● Directive
All of the lines below are to be printed again exactly; images are excluded from the output.
:::
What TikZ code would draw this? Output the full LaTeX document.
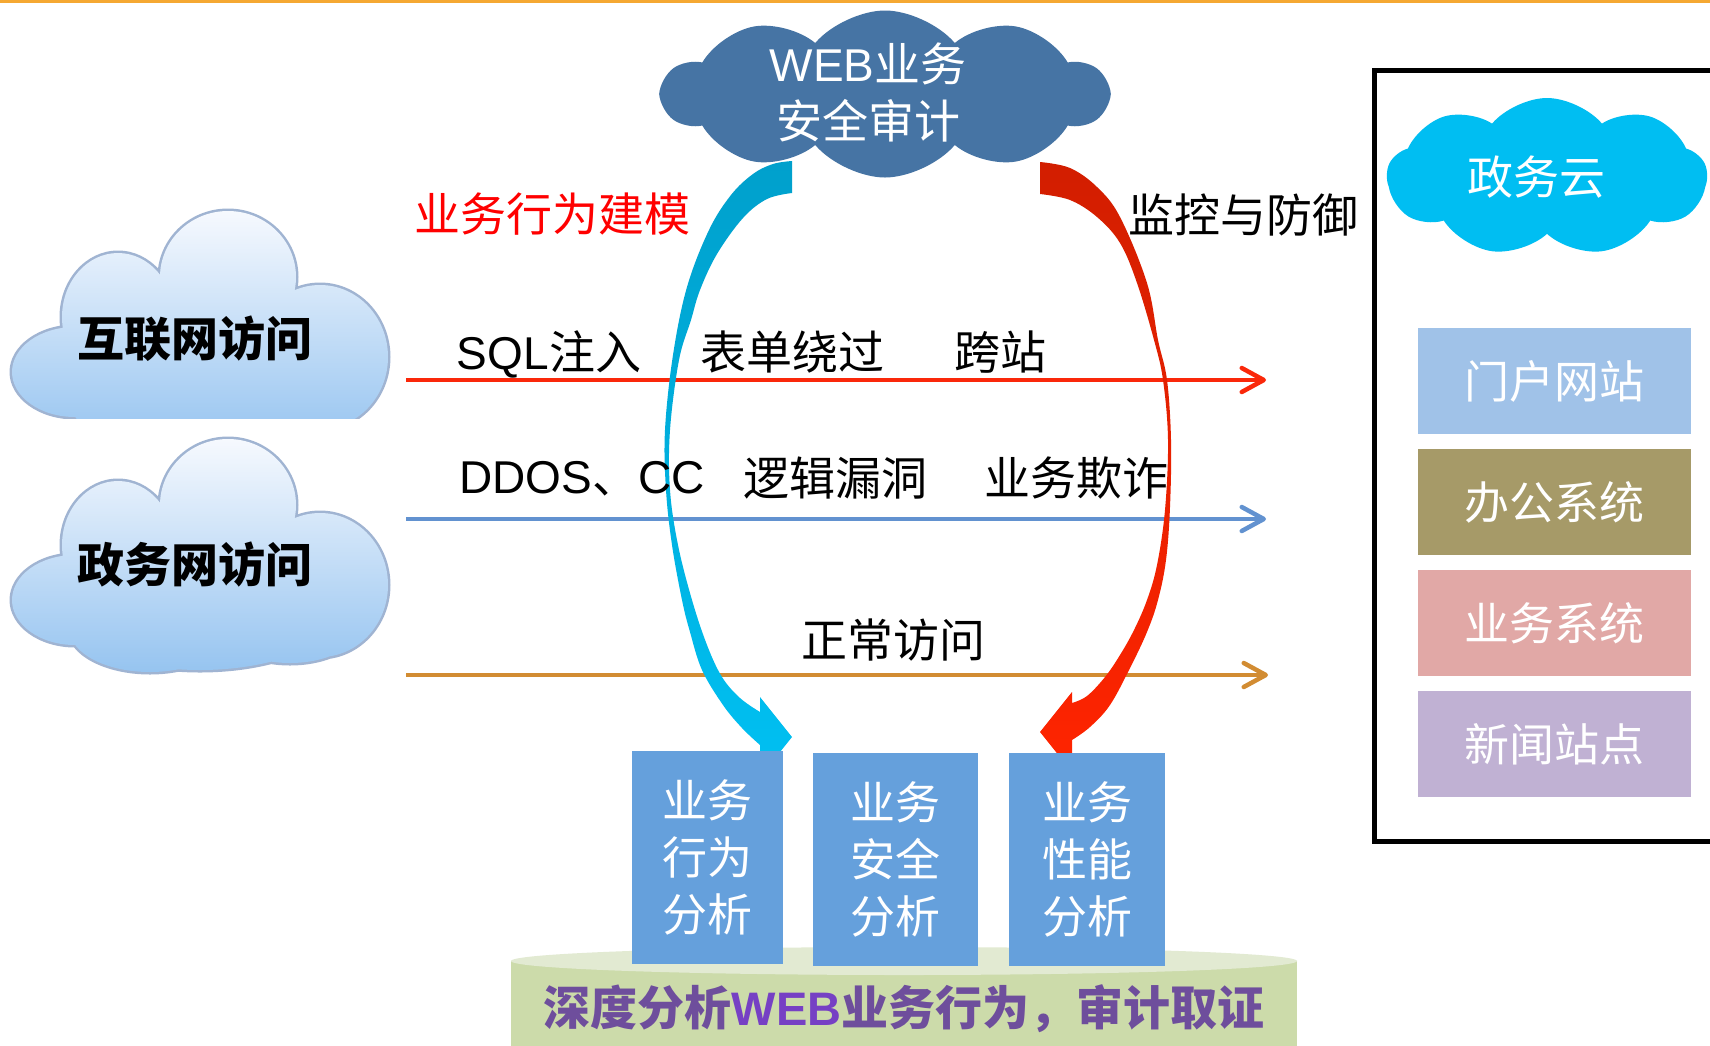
\documentclass[tikz,border=0pt]{standalone}
\usepackage{fontspec}
\setmainfont{Liberation Sans}
\newfontfamily\lat{Liberation Sans}
\newfontfamily\cjk{Noto Sans CJK SC}
\usetikzlibrary{shapes.symbols,arrows.meta}

\definecolor{webblue}{RGB}{70,116,164}
\definecolor{govcyan}{RGB}{0,190,242}
\definecolor{boxblue}{RGB}{101,160,220}
\definecolor{portal}{RGB}{160,194,232}
\definecolor{office}{RGB}{166,154,104}
\definecolor{bizsys}{RGB}{225,168,166}
\definecolor{news}{RGB}{192,177,211}
\definecolor{atkred}{RGB}{250,40,10}
\definecolor{atkblue}{RGB}{98,146,208}
\definecolor{normorange}{RGB}{210,140,50}
\definecolor{topline}{RGB}{245,168,50}
\definecolor{basegreen}{RGB}{204,219,170}
\definecolor{basetop}{RGB}{226,234,210}
\definecolor{purpletext}{RGB}{110,78,156}
\definecolor{webpurple}{RGB}{118,64,196}
\definecolor{cyanA}{RGB}{0,160,204}
\definecolor{cyanB}{RGB}{0,192,242}
\definecolor{redA}{RGB}{210,30,0}
\definecolor{redB}{RGB}{255,36,0}
\definecolor{cloudedge}{RGB}{160,180,210}
\definecolor{cloudtop}{RGB}{246,249,254}
\definecolor{cloudbot}{RGB}{150,196,240}

% glossy access cloud built from overlapping puffs (#1 = outward offset)
\newcommand\puffcloud[1]{%
  (228,505) ellipse [x radius=68+#1, y radius=66+#1]
  (118,545) ellipse [x radius=56+#1, y radius=64+#1]
  (75,600) ellipse [x radius=63+#1, y radius=45+#1]
  (320,585) ellipse [x radius=68+#1, y radius=72+#1]
  (200,600) ellipse [x radius=150+#1, y radius=70+#1]
  (150,630) ellipse [x radius=80+#1, y radius=42+#1]
  (290,625) ellipse [x radius=70+#1, y radius=38+#1]}

\tikzset{
  lbl/.style={inner sep=0pt, font=\cjk\fontsize{46}{55}\selectfont},
  cloudlabel/.style={inner sep=0pt, font=\cjk\bfseries\fontsize{47}{55}\selectfont},
  sysbox/.style={minimum width=273pt, minimum height=106pt, inner sep=0pt,
    text=white, font=\cjk\fontsize{45}{54}\selectfont},
  anabox/.style={minimum height=213pt, inner sep=0pt, fill=boxblue, text=white,
    align=center, font=\cjk\fontsize{45}{57}\selectfont},
  flow/.style={line width=3.2pt,
    -{Straight Barb[length=22pt,width=24pt,line width=4.5pt,round]}},
  flatcloud/.style={cloud, cloud puff arc=100, cloud ignores aspect,
    inner sep=0pt},
}

\begin{document}
\begin{tikzpicture}[x=1pt,y=-1pt]
\useasboundingbox (0,0) rectangle (1710,1045);
\fill[white] (0,0) rectangle (1710,1045);
\fill[topline] (0,0) rectangle (1710,2.5);

% access clouds
\begin{scope}
  \clip (0,190) rectangle (420,418);
  \begin{scope}[shift={(0,-228)}]
    \fill[cloudedge] \puffcloud{2.5};
    \shade[top color=cloudtop, bottom color=cloudbot] \puffcloud{0};
  \end{scope}
\end{scope}
\fill[cloudedge] \puffcloud{2.5};
\shade[top color=cloudtop, bottom color=cloudbot] \puffcloud{0};
\node[cloudlabel] (inet) at (195,339) {互联网访问};
\node[cloudlabel] (govnet) at (195,565) {政务网访问};

% traffic flows
\coordinate (r0) at (406,380);  \coordinate (r1) at (1266,380);
\coordinate (b0) at (406,519);  \coordinate (b1) at (1266,519);
\coordinate (o0) at (406,675);  \coordinate (o1) at (1268,675);
\draw[flow, atkred] (r0) -- (r1);
\draw[flow, atkblue] (b0) -- (b1);
\draw[flow, normorange] (o0) -- (o1);

% pedestal
\fill[basegreen] (511,961) rectangle (1297,1050);
\fill[basetop] (904,961) ellipse [x radius=393, y radius=14];

% modelling arrow (left) and monitoring arrow (right)
\shade[top color=cyanA, bottom color=cyanB]
  plot[smooth, tension=0.6] coordinates {(792,161) (773,164) (753,174) (731,195)
    (709,230) (687,287) (673,355) (665,430) (666,490) (672,545) (682,600)
    (690,632) (702,670) (723,705) (742,728) (760,745)}
  -- (760,777) -- (792,737) -- (760,697) -- (760,712)
  -- plot[smooth, tension=0.6] coordinates {(760,712) (740,698) (722,677) (707,645)
    (692,600) (678,545) (670,490) (670,430) (679,360) (691,320) (700,290)
    (717,254) (743,218) (767,199) (792,193)}
  -- cycle;
\shade[top color=redA, bottom color=redB]
  plot[smooth, tension=0.6] coordinates {(1040,162) (1070,168) (1097,187) (1120,217)
    (1147,283) (1158,340) (1167,380) (1171,440) (1170,507) (1166,560) (1158,600)
    (1147,632) (1130,668) (1110,705) (1090,727) (1072,740)}
  -- (1072,772) -- (1040,732) -- (1072,692) -- (1072,703)
  -- plot[smooth, tension=0.6] coordinates {(1072,703) (1087,696) (1105,677)
    (1120,655) (1134,630) (1147,600) (1157,565) (1165,510) (1168,440) (1163,380)
    (1154,340) (1137,283) (1120,243) (1097,217) (1070,200) (1040,194)}
  -- cycle;

% audit cloud
\node[flatcloud, cloud puffs=10, minimum width=445pt, minimum height=167pt,
  fill=webblue] (web) at (885,94) {};
\node[align=center, text=white, inner sep=0pt,
  font=\fontsize{46}{57}\selectfont] (webtxt) at (868,92)
  {WEB{\cjk 业务}\\{\cjk 安全审计}};

% labels
\node[lbl, text=red] (model) at (552,214) {业务行为建模};
\node[lbl] (monitor) at (1243,215) {监控与防御};
\node[lbl] (sql) at (549,354) {{\lat SQL}注入};
\node[lbl] (form) at (792,352) {表单绕过};
\node[lbl] (xss) at (1000,352) {跨站};
\node[lbl] (ddos) at (582,479) {{\lat DDOS}、{\lat CC}};
\node[lbl] (logic) at (835,478) {逻辑漏洞};
\node[lbl] (fraud) at (1076,478) {业务欺诈};
\node[lbl] (normal) at (893,640) {正常访问};

% analysis modules
\node[anabox, minimum width=151pt] (behav) at (707.5,857.5) {业务\\行为\\分析};
\node[anabox, minimum width=165pt] (secu) at (895.5,859.5) {业务\\安全\\分析};
\node[anabox, minimum width=156pt] (perf) at (1087,859.5) {业务\\性能\\分析};
\node[inner sep=0pt, text=purpletext, font=\cjk\bfseries\fontsize{47}{50}\selectfont]
  (forensic) at (904,1009) {深度分析{\lat\bfseries\color{webpurple}WEB}业务行为，审计取证};

% government cloud frame
\draw[line width=5pt] (1374,70) rectangle (1740,841);
\node[flatcloud, cloud puffs=9, minimum width=320pt, minimum height=158pt,
  fill=govcyan] (govcloud) at (1547,177) {};
\node[lbl, text=white] (govtxt) at (1536,177) {政务云};
\node[sysbox, fill=portal] (portal) at (1554.5,381) {门户网站};
\node[sysbox, fill=office] (office) at (1554.5,502) {办公系统};
\node[sysbox, fill=bizsys] (bizsys) at (1554.5,623) {业务系统};
\node[sysbox, fill=news] (news) at (1554.5,744) {新闻站点};
\end{tikzpicture}
\end{document}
:::
● Answer to this problem
What TikZ code would draw this? Output the full LaTeX document.
\documentclass[tikz,border=0pt]{standalone}
\usepackage{fontspec}
\setmainfont{Liberation Sans}
\newfontfamily\lat{Liberation Sans}
\newfontfamily\cjk{Noto Sans CJK SC}
\usetikzlibrary{shapes.symbols,arrows.meta}

\definecolor{webblue}{RGB}{70,116,164}
\definecolor{govcyan}{RGB}{0,190,242}
\definecolor{boxblue}{RGB}{101,160,220}
\definecolor{portal}{RGB}{160,194,232}
\definecolor{office}{RGB}{166,154,104}
\definecolor{bizsys}{RGB}{225,168,166}
\definecolor{news}{RGB}{192,177,211}
\definecolor{atkred}{RGB}{250,40,10}
\definecolor{atkblue}{RGB}{98,146,208}
\definecolor{normorange}{RGB}{210,140,50}
\definecolor{topline}{RGB}{245,168,50}
\definecolor{basegreen}{RGB}{204,219,170}
\definecolor{basetop}{RGB}{226,234,210}
\definecolor{purpletext}{RGB}{110,78,156}
\definecolor{webpurple}{RGB}{118,64,196}
\definecolor{cyanA}{RGB}{0,160,204}
\definecolor{cyanB}{RGB}{0,192,242}
\definecolor{redA}{RGB}{210,30,0}
\definecolor{redB}{RGB}{255,36,0}
\definecolor{cloudedge}{RGB}{160,180,210}
\definecolor{cloudtop}{RGB}{246,249,254}
\definecolor{cloudbot}{RGB}{150,196,240}

% glossy access cloud built from overlapping puffs (#1 = outward offset)
\newcommand\puffcloud[1]{%
  (228,505) ellipse [x radius=68+#1, y radius=66+#1]
  (118,545) ellipse [x radius=56+#1, y radius=64+#1]
  (75,600) ellipse [x radius=63+#1, y radius=45+#1]
  (320,585) ellipse [x radius=68+#1, y radius=72+#1]
  (200,600) ellipse [x radius=150+#1, y radius=70+#1]
  (150,630) ellipse [x radius=80+#1, y radius=42+#1]
  (290,625) ellipse [x radius=70+#1, y radius=38+#1]}

\tikzset{
  lbl/.style={inner sep=0pt, font=\cjk\fontsize{46}{55}\selectfont},
  cloudlabel/.style={inner sep=0pt, font=\cjk\bfseries\fontsize{47}{55}\selectfont},
  sysbox/.style={minimum width=273pt, minimum height=106pt, inner sep=0pt,
    text=white, font=\cjk\fontsize{45}{54}\selectfont},
  anabox/.style={minimum height=213pt, inner sep=0pt, fill=boxblue, text=white,
    align=center, font=\cjk\fontsize{45}{57}\selectfont},
  flow/.style={line width=3.2pt,
    -{Straight Barb[length=22pt,width=24pt,line width=4.5pt,round]}},
  flatcloud/.style={cloud, cloud puff arc=100, cloud ignores aspect,
    inner sep=0pt},
}

\begin{document}
\begin{tikzpicture}[x=1pt,y=-1pt]
\useasboundingbox (0,0) rectangle (1710,1045);
\fill[white] (0,0) rectangle (1710,1045);
\fill[topline] (0,0) rectangle (1710,2.5);

% access clouds
\begin{scope}
  \clip (0,190) rectangle (420,418);
  \begin{scope}[shift={(0,-228)}]
    \fill[cloudedge] \puffcloud{2.5};
    \shade[top color=cloudtop, bottom color=cloudbot] \puffcloud{0};
  \end{scope}
\end{scope}
\fill[cloudedge] \puffcloud{2.5};
\shade[top color=cloudtop, bottom color=cloudbot] \puffcloud{0};
\node[cloudlabel] (inet) at (195,339) {互联网访问};
\node[cloudlabel] (govnet) at (195,565) {政务网访问};

% traffic flows
\coordinate (r0) at (406,380);  \coordinate (r1) at (1266,380);
\coordinate (b0) at (406,519);  \coordinate (b1) at (1266,519);
\coordinate (o0) at (406,675);  \coordinate (o1) at (1268,675);
\draw[flow, atkred] (r0) -- (r1);
\draw[flow, atkblue] (b0) -- (b1);
\draw[flow, normorange] (o0) -- (o1);

% pedestal
\fill[basegreen] (511,961) rectangle (1297,1050);
\fill[basetop] (904,961) ellipse [x radius=393, y radius=14];

% modelling arrow (left) and monitoring arrow (right)
\shade[top color=cyanA, bottom color=cyanB]
  plot[smooth, tension=0.6] coordinates {(792,161) (773,164) (753,174) (731,195)
    (709,230) (687,287) (673,355) (665,430) (666,490) (672,545) (682,600)
    (690,632) (702,670) (723,705) (742,728) (760,745)}
  -- (760,777) -- (792,737) -- (760,697) -- (760,712)
  -- plot[smooth, tension=0.6] coordinates {(760,712) (740,698) (722,677) (707,645)
    (692,600) (678,545) (670,490) (670,430) (679,360) (691,320) (700,290)
    (717,254) (743,218) (767,199) (792,193)}
  -- cycle;
\shade[top color=redA, bottom color=redB]
  plot[smooth, tension=0.6] coordinates {(1040,162) (1070,168) (1097,187) (1120,217)
    (1147,283) (1158,340) (1167,380) (1171,440) (1170,507) (1166,560) (1158,600)
    (1147,632) (1130,668) (1110,705) (1090,727) (1072,740)}
  -- (1072,772) -- (1040,732) -- (1072,692) -- (1072,703)
  -- plot[smooth, tension=0.6] coordinates {(1072,703) (1087,696) (1105,677)
    (1120,655) (1134,630) (1147,600) (1157,565) (1165,510) (1168,440) (1163,380)
    (1154,340) (1137,283) (1120,243) (1097,217) (1070,200) (1040,194)}
  -- cycle;

% audit cloud
\node[flatcloud, cloud puffs=10, minimum width=445pt, minimum height=167pt,
  fill=webblue] (web) at (885,94) {};
\node[align=center, text=white, inner sep=0pt,
  font=\fontsize{46}{57}\selectfont] (webtxt) at (868,92)
  {WEB{\cjk 业务}\\{\cjk 安全审计}};

% labels
\node[lbl, text=red] (model) at (552,214) {业务行为建模};
\node[lbl] (monitor) at (1243,215) {监控与防御};
\node[lbl] (sql) at (549,354) {{\lat SQL}注入};
\node[lbl] (form) at (792,352) {表单绕过};
\node[lbl] (xss) at (1000,352) {跨站};
\node[lbl] (ddos) at (582,479) {{\lat DDOS}、{\lat CC}};
\node[lbl] (logic) at (835,478) {逻辑漏洞};
\node[lbl] (fraud) at (1076,478) {业务欺诈};
\node[lbl] (normal) at (893,640) {正常访问};

% analysis modules
\node[anabox, minimum width=151pt] (behav) at (707.5,857.5) {业务\\行为\\分析};
\node[anabox, minimum width=165pt] (secu) at (895.5,859.5) {业务\\安全\\分析};
\node[anabox, minimum width=156pt] (perf) at (1087,859.5) {业务\\性能\\分析};
\node[inner sep=0pt, text=purpletext, font=\cjk\bfseries\fontsize{47}{50}\selectfont]
  (forensic) at (904,1009) {深度分析{\lat\bfseries\color{webpurple}WEB}业务行为，审计取证};

% government cloud frame
\draw[line width=5pt] (1374,70) rectangle (1740,841);
\node[flatcloud, cloud puffs=9, minimum width=320pt, minimum height=158pt,
  fill=govcyan] (govcloud) at (1547,177) {};
\node[lbl, text=white] (govtxt) at (1536,177) {政务云};
\node[sysbox, fill=portal] (portal) at (1554.5,381) {门户网站};
\node[sysbox, fill=office] (office) at (1554.5,502) {办公系统};
\node[sysbox, fill=bizsys] (bizsys) at (1554.5,623) {业务系统};
\node[sysbox, fill=news] (news) at (1554.5,744) {新闻站点};
\end{tikzpicture}
\end{document}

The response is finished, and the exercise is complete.